Afghan official ask Taliban for 2 more days of talks for kidnapped South Koreans
KABUL, Afghanistan (AP)An Afghan governor pleaded Monday with the Taliban to extend a deadline for the lives of 22 South Koreans, after militants warned the Afghan government to release some of its captured fighters or else hostages will die.
July 30, 2007, 12:00 am TWN
Marajudin Pathan, the governor of Ghazni province where the South Koreans went missing on July 19, said that authorities talked to the Taliban after they set the deadline _ for midday Monday _ and asked for two more days of talks.
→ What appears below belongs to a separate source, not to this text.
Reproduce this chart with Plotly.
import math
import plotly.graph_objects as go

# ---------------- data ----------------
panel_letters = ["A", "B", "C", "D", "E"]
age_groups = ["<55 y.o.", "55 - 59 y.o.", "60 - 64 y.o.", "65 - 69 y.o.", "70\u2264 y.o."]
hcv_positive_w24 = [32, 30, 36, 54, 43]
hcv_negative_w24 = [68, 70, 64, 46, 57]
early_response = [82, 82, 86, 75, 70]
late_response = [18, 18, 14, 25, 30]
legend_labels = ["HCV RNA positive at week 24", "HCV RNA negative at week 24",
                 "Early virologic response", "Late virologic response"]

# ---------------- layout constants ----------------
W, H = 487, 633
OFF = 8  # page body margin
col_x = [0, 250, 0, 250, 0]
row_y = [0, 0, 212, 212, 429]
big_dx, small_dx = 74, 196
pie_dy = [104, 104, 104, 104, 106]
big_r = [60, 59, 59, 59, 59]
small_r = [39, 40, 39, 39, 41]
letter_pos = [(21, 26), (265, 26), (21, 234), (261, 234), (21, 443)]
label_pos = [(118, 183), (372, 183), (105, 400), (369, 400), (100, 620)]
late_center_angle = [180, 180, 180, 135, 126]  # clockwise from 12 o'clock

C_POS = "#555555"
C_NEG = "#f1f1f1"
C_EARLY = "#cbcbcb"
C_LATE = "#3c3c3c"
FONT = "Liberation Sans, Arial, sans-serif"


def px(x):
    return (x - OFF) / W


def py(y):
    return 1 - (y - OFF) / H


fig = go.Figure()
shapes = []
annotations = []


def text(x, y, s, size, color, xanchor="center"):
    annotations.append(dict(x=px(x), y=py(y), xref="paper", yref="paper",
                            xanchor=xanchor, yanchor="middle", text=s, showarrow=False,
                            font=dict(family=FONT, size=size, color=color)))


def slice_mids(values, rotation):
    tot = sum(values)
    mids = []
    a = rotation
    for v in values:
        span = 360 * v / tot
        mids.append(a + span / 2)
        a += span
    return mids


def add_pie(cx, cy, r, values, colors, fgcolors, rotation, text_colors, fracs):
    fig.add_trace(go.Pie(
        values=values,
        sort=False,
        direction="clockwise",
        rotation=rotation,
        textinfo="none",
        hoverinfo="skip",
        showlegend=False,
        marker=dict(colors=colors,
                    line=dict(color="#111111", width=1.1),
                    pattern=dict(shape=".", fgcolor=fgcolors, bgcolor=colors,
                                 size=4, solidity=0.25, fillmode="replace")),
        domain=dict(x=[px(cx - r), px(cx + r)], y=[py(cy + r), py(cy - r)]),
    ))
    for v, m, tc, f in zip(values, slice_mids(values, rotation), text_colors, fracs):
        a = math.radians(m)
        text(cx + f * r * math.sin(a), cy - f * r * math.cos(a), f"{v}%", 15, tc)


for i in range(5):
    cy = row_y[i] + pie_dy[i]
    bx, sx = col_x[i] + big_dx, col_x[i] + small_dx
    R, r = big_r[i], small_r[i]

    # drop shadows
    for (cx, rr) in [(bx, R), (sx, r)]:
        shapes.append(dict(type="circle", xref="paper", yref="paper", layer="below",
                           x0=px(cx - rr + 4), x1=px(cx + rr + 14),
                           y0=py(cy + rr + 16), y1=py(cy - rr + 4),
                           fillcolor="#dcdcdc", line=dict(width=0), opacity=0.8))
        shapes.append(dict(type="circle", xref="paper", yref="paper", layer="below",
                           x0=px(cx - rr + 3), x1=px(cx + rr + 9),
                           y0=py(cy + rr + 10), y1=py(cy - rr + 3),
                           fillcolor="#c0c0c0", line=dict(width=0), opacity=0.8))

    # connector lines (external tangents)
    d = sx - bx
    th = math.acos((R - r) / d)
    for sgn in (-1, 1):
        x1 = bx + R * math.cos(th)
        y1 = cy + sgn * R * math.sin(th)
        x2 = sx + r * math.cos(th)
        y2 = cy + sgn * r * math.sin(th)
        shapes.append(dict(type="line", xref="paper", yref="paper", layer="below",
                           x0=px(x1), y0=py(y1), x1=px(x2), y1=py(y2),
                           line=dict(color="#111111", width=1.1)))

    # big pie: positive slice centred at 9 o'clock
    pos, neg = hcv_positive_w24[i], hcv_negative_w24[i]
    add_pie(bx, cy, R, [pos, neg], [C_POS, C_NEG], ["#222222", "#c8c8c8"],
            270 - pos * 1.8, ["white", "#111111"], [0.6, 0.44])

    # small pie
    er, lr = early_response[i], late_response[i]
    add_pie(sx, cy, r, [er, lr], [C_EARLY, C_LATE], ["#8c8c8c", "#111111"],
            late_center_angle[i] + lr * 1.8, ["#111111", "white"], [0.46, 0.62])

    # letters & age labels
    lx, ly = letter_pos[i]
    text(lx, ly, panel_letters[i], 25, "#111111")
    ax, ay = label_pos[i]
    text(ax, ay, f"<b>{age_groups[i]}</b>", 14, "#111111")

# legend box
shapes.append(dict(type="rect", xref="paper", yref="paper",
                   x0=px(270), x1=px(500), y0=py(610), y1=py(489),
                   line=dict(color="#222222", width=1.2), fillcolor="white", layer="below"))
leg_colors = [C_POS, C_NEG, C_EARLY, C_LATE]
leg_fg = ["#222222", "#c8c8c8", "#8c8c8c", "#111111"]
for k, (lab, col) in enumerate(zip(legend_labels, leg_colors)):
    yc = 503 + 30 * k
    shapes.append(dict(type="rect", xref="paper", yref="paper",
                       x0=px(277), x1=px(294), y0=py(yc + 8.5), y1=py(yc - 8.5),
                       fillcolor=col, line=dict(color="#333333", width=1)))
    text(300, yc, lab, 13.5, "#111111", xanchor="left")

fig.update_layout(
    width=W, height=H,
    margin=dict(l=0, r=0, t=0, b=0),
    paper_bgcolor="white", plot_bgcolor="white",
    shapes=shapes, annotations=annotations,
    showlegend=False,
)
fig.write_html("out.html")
"Fortunately, they did not reject our demand outright, but said that they need to talk to their leaders," Pathan said, over the phone.
Taliban spokesman Qari Yousef Ahmadi said Sunday the militant group had given a list of 23 insurgent prisoners it wants released to government officials, and if they weren't freed by noon (0730 GMT) Monday, some hostages would be killed.
"It might be a man or a woman ... We may kill one, we may kill two, we may kill one of each (gender), two of each, four of each," Ahmadi told The Associated Press by satellite phone from an unknown location. "Or we may kill all of them at once."
There were no immediate comment from the Taliban on Pathans extension demand.
The Taliban last week set several deadlines that passed without consequence, and it wasn't clear how seriously the militants would treat their latest ultimatum for 22 remaining South Korean hostages, including 18 women. A leader of the South Korean group was shot and killed last week.
The attempts to free South Koreans comes as President Hamid Karzai and other Afghan officials tried to shame the Taliban on Sunday into releasing 18 female South Korean captives, an attempt to tap into a tradition of cultural hospitality and chivalry.
Afghan officials, meanwhile, reported no progress in talks with tribal elders to secure hostages' freedom.
In his first comments since 23 Koreans were abducted on July 19, Karzai criticized the Taliban's kidnapping of "foreign guests," especially women, as contrary to the tenets of Islam.
"The perpetration of this heinous act on our soil is in total contempt of our Islamic and Afghan values," Karzai told a South Korean envoy during a meeting at the presidential palace, according to a statement from his office.
Echoing Karzai's words, Afghanistan's national council of clerics said the Prophet Muhammad, the founder of Islam, taught that no one has the right to kill women, children or elders.
"Even in the history of Afghanistan, in all its combat and fighting, Afghans respected women, children and elders," the council said. "The killing of women is against Islam, against the Afghan culture, and they shouldn't do it."
But the Taliban spokesman instead invoked the religious tenet of "an eye for an eye," alleging that Western militaries are holding Afghan females at bases in Bagram and Kandahar, and the Taliban can do the same. He said the Taliban could detain and kill "women, men or children."